Al maestro, con amor-humor

Gabo con los zapatos en la mesa

Por Oscar Domínguez Giraldo

Nunca le dije Gabo o Gabito, ni Gaba o Mercedes a su mujer quien estudió en La Presentación de Envigado, no lo acompañé en su viaje en tren a Aracataca, no lamenté el  nocaut que le propinó Vargas Llosa. 

Jamás fui invitado a ninguna de sus casas, nunca me leyó, no tengo la primera edición de ninguna de sus obras, no tuve en mis manos un ejemplar de “En agosto nos vemos” todavía sin publicar, jamás me envió los originales de sus libros para que le capara adverbios terminados en mente que le devolvían hasta el primer tetero.

No asistí (¡pobrecitico de mí!) a ninguno de sus talleres en la Fundación Nuevo Periodismo, de Cartagena, no figuré en el sanedrín que copó el avión presidencial que viajó a México para el homenaje colombo-mexicano cuando se volvió eternidad, no lo vi hacer papeles menores en películas basadas en guiones suyos.

No tengo dedicado ninguno de sus libros (pero me autodediqué Cien años de soledad: “A un tal Domínguez, eterno novel”: Gabo), no asistí al bautismo de sus hijos Rodrigo y Gonzalo, nunca le hice entrevista exclusiva, no compartí hambres con él en París, no me hace guiños en ninguna de sus novelas, ni en el pasa de sus crónicas periodísticas. Nunca dudé de que era Nobel en periodismo.

No soy su pariente ni en el millonésimo grado de consanguinidad, no he ido a Aracataca pero pienso volver algún día, no trabajé a su lado en el fugaz periódico El Comprimido que hizo con el Mago Dávila, linotipista, tampoco camellé en Prensa Latina (envidio al prolífico y  lúcido quindiano Jaime Lopera quien sí lo hizo); no aprendí del maestro Gabriel  en las revistas Alternativa y Cambio. No me cabe duda de que era una cátedra ambulante.  No me dio el siguiente consejo: “Ser  buen escritor  consiste en  escribir  una  línea y obligar  al lector a leer la siguiente”.  (La cartilla se la dio al maestro Guillermo Angulo).

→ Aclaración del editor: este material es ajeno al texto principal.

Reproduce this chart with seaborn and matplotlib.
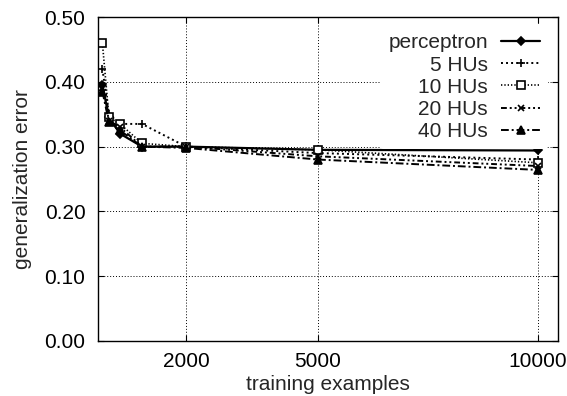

No me chocaría jugar ajedrez con alguno de los personajes de sus libros. No me darían dado un brinco, modestia, apártate.

No me debe plata, le debo todo el oro del mundo por la felicidad brindada con la poesía de su prosa, no dudo que leerlo nos hace inmortales… mientras estemos vivos.

No sé dónde andaba yo cuando durmió ocho días en la casa del campeón de ciclismo Ramón Hoyos, en Medellín, según cuenta Orlando Casas en su libro, “Buenos Aires, portón de Medellín”.

En “represalia” soy gabólatra sectario. Le tomé  fotos firmando libros en Estocolmo en 1982 cuando fui a cubrir la entrega de su premio, no me alojé en su hotel sino en otro de pocas estrellas, el Amaranteen. 

Si no me tomé selfis con él fue porque ese juguetico no se había inventado (Lo vi por primera vez en carne y leyenda en Washington en la firma de los tratados Torrijos-Carter, 1977. Lo invitó Torrijos. Fue la primera vez que NO lo entrevisté. Y yo, dizque periodista, ¡qué tristeza!).

Dios no tomará represalias contra él por su agnosticismo. Es más, ya lo tiene a su diestra mano. ¿O será a la izquierda? Dios no tiene presa mala. (Sus personajes creían por él: “Dios es mi copartidario”, decía el célebre coronel…). 

No dudo de que volveré a engullirme la bella biografía “Viaje a la semilla”, de Dasso Saldívar, que tanto le gustó al Nobel “porque se parece a mí”.